>> START Supplied material
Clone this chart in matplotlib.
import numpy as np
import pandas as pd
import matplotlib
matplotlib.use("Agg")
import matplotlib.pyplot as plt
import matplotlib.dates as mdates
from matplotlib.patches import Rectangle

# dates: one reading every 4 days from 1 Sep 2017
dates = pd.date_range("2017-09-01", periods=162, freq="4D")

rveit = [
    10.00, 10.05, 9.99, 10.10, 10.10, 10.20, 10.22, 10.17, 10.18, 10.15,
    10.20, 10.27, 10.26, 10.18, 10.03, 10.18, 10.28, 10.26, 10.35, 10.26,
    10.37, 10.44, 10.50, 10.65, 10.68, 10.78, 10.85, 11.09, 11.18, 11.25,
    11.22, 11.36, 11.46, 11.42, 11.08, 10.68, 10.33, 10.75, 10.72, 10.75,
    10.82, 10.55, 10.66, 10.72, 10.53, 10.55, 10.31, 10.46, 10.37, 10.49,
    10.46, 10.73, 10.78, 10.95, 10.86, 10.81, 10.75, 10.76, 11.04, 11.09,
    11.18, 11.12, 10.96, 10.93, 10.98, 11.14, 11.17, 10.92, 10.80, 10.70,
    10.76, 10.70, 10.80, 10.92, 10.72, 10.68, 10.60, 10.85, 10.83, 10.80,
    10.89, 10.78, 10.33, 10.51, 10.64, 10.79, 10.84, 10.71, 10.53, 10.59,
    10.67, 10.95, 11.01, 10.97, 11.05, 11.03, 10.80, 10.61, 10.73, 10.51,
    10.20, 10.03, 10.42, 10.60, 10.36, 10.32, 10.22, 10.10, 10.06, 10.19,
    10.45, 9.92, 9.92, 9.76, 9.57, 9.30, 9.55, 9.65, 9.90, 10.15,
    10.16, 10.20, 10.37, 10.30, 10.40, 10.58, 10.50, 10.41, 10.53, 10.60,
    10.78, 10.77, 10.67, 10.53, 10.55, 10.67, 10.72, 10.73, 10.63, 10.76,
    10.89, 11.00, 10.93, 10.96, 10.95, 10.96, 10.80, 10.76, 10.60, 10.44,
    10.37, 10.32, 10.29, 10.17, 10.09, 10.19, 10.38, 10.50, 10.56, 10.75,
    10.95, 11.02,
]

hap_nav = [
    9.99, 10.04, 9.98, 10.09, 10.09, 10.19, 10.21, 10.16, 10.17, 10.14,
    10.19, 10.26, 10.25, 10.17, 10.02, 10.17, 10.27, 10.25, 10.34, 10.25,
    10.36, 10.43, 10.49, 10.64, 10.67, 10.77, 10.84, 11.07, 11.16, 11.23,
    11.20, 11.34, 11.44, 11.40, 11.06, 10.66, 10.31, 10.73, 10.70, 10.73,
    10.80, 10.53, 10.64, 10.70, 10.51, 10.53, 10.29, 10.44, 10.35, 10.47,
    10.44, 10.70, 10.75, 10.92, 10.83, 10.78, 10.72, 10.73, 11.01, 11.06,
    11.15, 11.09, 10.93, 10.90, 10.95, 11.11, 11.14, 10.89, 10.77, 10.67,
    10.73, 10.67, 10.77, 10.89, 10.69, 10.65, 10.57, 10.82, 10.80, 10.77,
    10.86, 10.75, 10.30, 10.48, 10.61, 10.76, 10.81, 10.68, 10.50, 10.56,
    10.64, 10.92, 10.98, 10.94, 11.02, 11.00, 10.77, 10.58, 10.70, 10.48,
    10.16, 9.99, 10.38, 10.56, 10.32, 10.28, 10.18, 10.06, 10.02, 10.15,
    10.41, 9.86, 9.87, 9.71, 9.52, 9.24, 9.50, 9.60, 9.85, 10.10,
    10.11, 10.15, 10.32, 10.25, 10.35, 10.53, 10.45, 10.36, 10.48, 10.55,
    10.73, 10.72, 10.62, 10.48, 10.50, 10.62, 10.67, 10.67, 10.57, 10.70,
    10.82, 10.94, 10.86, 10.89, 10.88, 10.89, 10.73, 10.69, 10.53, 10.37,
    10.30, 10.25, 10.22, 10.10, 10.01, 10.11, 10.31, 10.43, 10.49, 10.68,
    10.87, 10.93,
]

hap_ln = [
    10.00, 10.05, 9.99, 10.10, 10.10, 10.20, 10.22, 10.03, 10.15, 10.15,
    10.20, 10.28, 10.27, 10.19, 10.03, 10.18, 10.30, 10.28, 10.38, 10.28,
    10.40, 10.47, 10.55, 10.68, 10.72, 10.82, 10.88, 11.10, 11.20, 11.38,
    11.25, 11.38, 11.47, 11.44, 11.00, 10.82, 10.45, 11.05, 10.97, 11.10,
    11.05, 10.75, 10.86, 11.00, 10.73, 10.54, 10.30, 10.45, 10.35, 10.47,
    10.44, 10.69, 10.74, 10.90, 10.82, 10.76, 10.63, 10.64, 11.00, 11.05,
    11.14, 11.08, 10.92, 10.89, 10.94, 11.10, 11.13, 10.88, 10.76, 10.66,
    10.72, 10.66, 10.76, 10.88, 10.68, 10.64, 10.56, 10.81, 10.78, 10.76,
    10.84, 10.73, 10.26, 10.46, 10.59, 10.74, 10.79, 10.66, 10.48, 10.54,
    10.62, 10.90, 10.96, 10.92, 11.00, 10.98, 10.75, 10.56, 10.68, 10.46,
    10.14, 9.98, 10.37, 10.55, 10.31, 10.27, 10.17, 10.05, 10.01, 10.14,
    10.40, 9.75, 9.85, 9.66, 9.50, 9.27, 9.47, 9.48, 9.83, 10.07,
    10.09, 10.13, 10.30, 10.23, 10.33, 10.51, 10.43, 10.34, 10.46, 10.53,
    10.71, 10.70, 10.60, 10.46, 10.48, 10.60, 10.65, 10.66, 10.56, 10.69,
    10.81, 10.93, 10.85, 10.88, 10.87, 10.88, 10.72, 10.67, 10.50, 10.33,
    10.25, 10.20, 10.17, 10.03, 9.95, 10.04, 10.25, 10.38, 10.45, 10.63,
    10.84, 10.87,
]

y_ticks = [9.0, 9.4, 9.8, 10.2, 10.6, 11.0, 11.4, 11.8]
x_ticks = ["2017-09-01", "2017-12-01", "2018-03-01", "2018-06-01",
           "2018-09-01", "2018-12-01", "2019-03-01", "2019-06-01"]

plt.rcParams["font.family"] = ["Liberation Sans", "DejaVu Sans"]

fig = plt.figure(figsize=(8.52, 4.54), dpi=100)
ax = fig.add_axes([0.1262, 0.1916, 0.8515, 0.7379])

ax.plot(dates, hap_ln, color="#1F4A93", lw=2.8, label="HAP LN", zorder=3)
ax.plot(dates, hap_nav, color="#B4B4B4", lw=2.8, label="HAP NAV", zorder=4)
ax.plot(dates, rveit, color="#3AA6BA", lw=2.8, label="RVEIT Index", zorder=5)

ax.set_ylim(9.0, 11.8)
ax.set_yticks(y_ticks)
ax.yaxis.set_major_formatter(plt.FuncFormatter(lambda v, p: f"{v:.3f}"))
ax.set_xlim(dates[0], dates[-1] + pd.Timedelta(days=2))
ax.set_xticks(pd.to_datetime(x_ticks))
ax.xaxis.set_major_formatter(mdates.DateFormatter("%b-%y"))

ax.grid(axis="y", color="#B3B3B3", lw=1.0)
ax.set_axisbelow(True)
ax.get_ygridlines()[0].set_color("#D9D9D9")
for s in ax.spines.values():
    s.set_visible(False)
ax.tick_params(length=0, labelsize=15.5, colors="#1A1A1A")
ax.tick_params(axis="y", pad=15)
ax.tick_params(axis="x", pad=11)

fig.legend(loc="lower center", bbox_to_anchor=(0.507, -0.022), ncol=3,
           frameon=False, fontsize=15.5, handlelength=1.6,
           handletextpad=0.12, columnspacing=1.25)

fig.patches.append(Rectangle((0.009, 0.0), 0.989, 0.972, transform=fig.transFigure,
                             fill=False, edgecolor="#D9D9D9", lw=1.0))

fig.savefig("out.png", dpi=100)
>> END Supplied material
>> START Supplied material
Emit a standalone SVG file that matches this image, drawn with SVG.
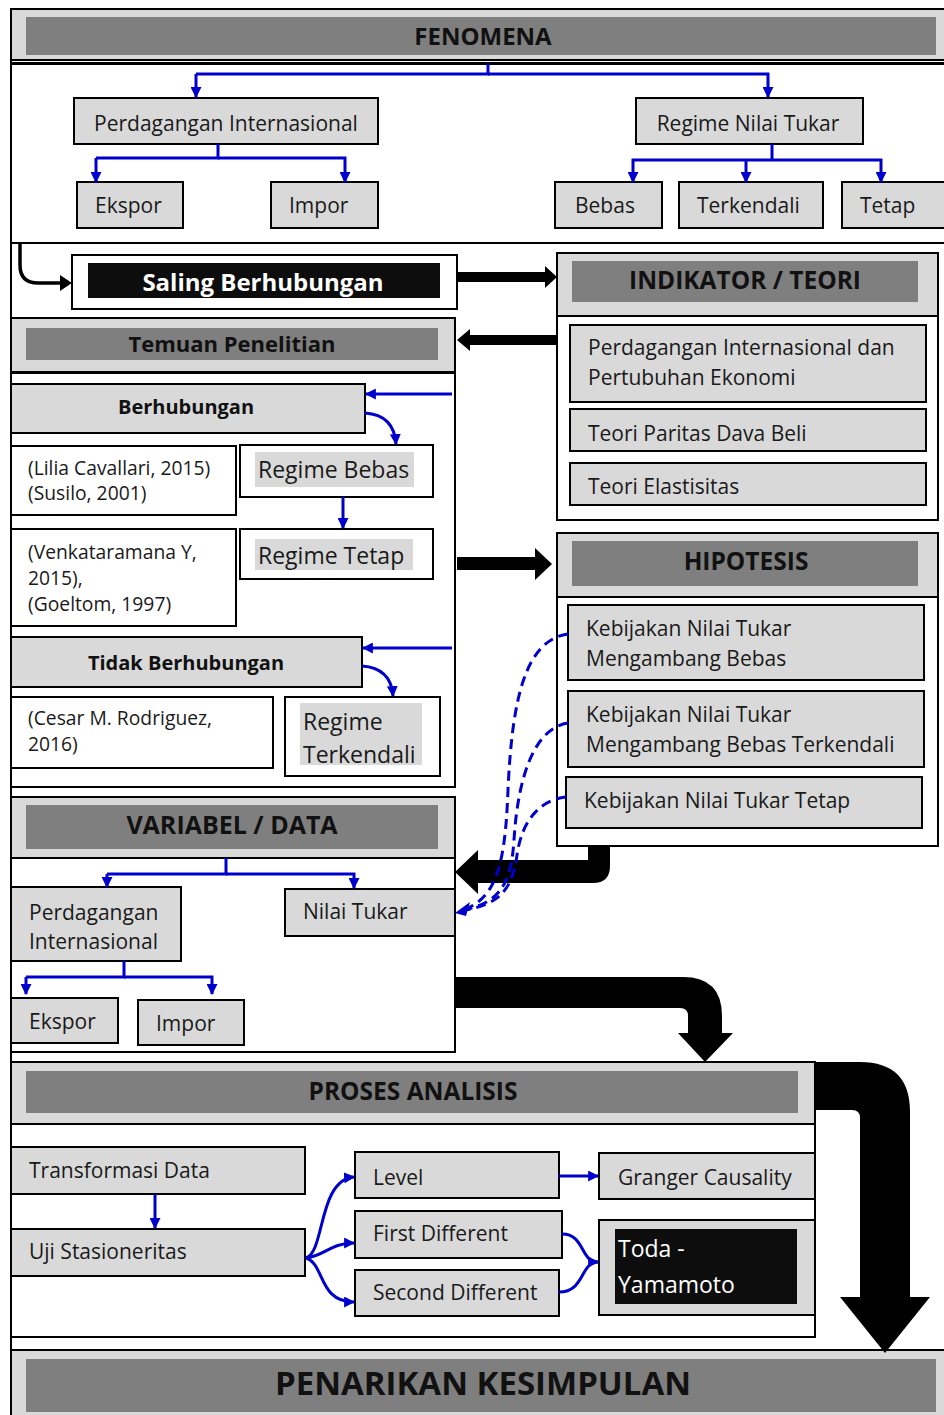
>> END Supplied material
>> START Supplied material
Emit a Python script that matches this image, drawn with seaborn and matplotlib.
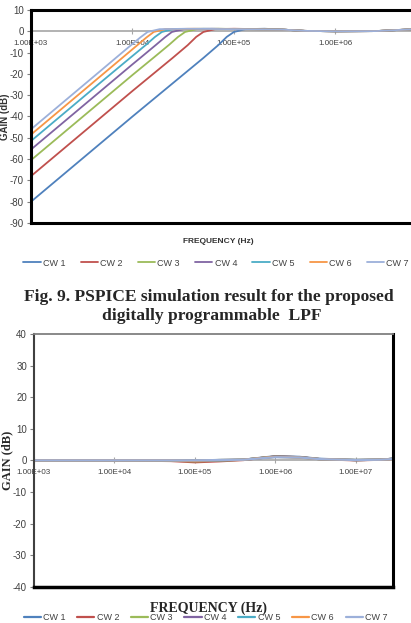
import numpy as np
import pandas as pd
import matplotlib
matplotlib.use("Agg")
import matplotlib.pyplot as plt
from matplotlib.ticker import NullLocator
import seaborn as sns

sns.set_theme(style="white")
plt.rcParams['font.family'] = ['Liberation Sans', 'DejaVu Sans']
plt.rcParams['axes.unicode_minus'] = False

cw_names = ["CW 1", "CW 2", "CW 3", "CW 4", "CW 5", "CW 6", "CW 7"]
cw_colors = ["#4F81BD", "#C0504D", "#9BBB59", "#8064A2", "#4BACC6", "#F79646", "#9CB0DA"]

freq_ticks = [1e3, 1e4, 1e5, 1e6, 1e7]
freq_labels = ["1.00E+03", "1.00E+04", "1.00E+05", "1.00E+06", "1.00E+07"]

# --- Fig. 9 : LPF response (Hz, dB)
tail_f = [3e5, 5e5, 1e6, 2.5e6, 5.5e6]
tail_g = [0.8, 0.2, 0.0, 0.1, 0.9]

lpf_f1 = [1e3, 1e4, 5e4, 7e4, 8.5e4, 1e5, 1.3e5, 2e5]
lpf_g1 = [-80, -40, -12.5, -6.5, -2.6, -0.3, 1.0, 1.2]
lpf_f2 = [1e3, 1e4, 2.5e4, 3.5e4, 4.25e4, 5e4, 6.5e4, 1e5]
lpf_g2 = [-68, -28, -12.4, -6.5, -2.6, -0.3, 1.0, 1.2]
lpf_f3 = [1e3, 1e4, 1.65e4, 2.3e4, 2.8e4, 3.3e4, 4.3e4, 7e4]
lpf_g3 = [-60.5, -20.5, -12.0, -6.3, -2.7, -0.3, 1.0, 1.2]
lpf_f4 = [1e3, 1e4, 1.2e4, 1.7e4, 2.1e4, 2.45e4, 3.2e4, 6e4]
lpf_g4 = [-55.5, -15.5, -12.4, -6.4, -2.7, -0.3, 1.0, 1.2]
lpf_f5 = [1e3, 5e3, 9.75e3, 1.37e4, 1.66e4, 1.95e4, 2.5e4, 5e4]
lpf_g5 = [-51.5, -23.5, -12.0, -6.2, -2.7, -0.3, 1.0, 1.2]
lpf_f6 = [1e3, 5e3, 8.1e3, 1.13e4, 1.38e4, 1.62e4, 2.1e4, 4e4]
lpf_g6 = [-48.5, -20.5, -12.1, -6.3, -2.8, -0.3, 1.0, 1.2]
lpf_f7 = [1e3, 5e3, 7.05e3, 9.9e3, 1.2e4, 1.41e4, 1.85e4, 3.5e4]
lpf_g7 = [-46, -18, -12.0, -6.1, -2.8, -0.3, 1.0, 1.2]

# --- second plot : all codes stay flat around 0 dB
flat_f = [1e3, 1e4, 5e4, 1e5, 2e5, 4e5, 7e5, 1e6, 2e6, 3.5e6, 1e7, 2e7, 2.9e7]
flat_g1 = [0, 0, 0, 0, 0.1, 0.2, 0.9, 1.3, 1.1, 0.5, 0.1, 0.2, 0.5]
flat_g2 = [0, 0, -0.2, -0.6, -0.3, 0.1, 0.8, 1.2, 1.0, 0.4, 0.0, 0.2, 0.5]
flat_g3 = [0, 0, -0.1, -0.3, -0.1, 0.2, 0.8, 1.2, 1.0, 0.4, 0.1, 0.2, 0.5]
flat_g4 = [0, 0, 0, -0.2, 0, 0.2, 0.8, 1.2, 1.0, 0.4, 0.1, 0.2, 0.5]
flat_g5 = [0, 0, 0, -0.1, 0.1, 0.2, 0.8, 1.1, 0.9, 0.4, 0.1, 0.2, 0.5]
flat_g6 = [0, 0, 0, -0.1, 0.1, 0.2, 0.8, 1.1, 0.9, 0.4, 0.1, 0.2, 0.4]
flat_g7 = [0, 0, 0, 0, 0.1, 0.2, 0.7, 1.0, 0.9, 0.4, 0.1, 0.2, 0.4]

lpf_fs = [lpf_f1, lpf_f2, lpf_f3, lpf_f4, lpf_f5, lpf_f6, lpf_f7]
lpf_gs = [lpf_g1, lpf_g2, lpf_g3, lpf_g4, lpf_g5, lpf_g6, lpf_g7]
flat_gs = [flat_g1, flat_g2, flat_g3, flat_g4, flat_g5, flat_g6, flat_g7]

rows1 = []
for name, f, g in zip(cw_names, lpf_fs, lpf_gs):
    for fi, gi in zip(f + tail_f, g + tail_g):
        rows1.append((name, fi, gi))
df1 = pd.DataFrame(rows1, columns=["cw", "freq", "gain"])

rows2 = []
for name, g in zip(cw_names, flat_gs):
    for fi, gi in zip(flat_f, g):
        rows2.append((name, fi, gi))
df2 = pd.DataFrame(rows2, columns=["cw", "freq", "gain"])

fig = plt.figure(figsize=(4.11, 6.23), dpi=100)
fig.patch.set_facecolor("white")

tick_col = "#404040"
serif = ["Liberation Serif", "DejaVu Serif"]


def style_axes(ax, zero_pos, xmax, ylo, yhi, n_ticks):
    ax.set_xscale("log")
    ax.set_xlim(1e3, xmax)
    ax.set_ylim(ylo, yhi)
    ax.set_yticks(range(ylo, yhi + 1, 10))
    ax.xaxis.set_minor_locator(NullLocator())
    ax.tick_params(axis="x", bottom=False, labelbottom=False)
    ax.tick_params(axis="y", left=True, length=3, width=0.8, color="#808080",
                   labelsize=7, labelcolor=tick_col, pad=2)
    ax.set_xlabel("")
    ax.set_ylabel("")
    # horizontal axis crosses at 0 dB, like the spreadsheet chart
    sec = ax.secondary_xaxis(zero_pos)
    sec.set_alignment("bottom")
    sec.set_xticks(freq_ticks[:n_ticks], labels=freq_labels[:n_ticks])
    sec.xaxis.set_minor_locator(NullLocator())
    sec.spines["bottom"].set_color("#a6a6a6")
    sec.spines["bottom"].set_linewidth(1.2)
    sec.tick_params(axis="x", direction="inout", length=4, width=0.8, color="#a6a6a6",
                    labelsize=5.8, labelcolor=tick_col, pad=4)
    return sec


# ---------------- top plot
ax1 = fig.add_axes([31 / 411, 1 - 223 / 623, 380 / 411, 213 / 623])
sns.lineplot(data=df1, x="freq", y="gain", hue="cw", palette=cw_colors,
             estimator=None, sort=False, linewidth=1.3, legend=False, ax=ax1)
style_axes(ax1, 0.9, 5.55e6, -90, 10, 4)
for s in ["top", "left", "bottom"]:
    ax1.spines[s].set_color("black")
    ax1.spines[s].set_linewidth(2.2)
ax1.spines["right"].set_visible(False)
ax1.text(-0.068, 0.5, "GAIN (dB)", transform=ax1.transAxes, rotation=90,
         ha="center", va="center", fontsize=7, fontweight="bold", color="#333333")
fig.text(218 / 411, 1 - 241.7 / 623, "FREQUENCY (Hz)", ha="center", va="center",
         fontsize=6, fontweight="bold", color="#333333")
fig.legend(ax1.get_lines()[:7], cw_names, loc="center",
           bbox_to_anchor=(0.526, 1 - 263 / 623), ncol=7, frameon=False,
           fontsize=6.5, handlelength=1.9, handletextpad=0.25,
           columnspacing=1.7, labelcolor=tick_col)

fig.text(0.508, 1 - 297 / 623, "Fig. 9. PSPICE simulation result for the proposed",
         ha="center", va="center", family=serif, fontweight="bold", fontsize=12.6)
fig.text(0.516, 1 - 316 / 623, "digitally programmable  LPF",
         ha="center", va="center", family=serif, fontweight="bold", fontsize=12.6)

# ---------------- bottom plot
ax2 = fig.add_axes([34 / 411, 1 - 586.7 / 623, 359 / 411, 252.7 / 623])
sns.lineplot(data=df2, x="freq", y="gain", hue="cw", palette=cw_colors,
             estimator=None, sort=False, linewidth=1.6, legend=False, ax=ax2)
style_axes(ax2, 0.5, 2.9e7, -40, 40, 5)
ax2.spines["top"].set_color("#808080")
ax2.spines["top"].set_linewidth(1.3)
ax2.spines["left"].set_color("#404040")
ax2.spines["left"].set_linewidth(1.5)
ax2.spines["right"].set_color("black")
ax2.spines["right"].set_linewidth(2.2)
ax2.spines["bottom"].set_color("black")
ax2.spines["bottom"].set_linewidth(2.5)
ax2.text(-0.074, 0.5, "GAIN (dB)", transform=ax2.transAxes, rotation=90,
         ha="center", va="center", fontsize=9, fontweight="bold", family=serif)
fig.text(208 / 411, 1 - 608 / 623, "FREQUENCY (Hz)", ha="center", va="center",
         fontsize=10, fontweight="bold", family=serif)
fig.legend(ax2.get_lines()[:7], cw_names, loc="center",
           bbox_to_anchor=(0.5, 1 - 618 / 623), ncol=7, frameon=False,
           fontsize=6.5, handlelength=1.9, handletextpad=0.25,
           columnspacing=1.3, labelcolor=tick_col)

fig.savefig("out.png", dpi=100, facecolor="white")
>> END Supplied material
# Request:
Give again the lines from "Emit a Python" to "lpf_g7 = [-46, -18, -12.0, -6.1, -2.8, -0.3, 1.0, 1.2]" exactly, both of those lines included, and do not include any pictures.

# Answer to this exercise:
Emit a Python script that matches this image, drawn with seaborn and matplotlib.
import numpy as np
import pandas as pd
import matplotlib
matplotlib.use("Agg")
import matplotlib.pyplot as plt
from matplotlib.ticker import NullLocator
import seaborn as sns

sns.set_theme(style="white")
plt.rcParams['font.family'] = ['Liberation Sans', 'DejaVu Sans']
plt.rcParams['axes.unicode_minus'] = False

cw_names = ["CW 1", "CW 2", "CW 3", "CW 4", "CW 5", "CW 6", "CW 7"]
cw_colors = ["#4F81BD", "#C0504D", "#9BBB59", "#8064A2", "#4BACC6", "#F79646", "#9CB0DA"]

freq_ticks = [1e3, 1e4, 1e5, 1e6, 1e7]
freq_labels = ["1.00E+03", "1.00E+04", "1.00E+05", "1.00E+06", "1.00E+07"]

# --- Fig. 9 : LPF response (Hz, dB)
tail_f = [3e5, 5e5, 1e6, 2.5e6, 5.5e6]
tail_g = [0.8, 0.2, 0.0, 0.1, 0.9]

lpf_f1 = [1e3, 1e4, 5e4, 7e4, 8.5e4, 1e5, 1.3e5, 2e5]
lpf_g1 = [-80, -40, -12.5, -6.5, -2.6, -0.3, 1.0, 1.2]
lpf_f2 = [1e3, 1e4, 2.5e4, 3.5e4, 4.25e4, 5e4, 6.5e4, 1e5]
lpf_g2 = [-68, -28, -12.4, -6.5, -2.6, -0.3, 1.0, 1.2]
lpf_f3 = [1e3, 1e4, 1.65e4, 2.3e4, 2.8e4, 3.3e4, 4.3e4, 7e4]
lpf_g3 = [-60.5, -20.5, -12.0, -6.3, -2.7, -0.3, 1.0, 1.2]
lpf_f4 = [1e3, 1e4, 1.2e4, 1.7e4, 2.1e4, 2.45e4, 3.2e4, 6e4]
lpf_g4 = [-55.5, -15.5, -12.4, -6.4, -2.7, -0.3, 1.0, 1.2]
lpf_f5 = [1e3, 5e3, 9.75e3, 1.37e4, 1.66e4, 1.95e4, 2.5e4, 5e4]
lpf_g5 = [-51.5, -23.5, -12.0, -6.2, -2.7, -0.3, 1.0, 1.2]
lpf_f6 = [1e3, 5e3, 8.1e3, 1.13e4, 1.38e4, 1.62e4, 2.1e4, 4e4]
lpf_g6 = [-48.5, -20.5, -12.1, -6.3, -2.8, -0.3, 1.0, 1.2]
lpf_f7 = [1e3, 5e3, 7.05e3, 9.9e3, 1.2e4, 1.41e4, 1.85e4, 3.5e4]
lpf_g7 = [-46, -18, -12.0, -6.1, -2.8, -0.3, 1.0, 1.2]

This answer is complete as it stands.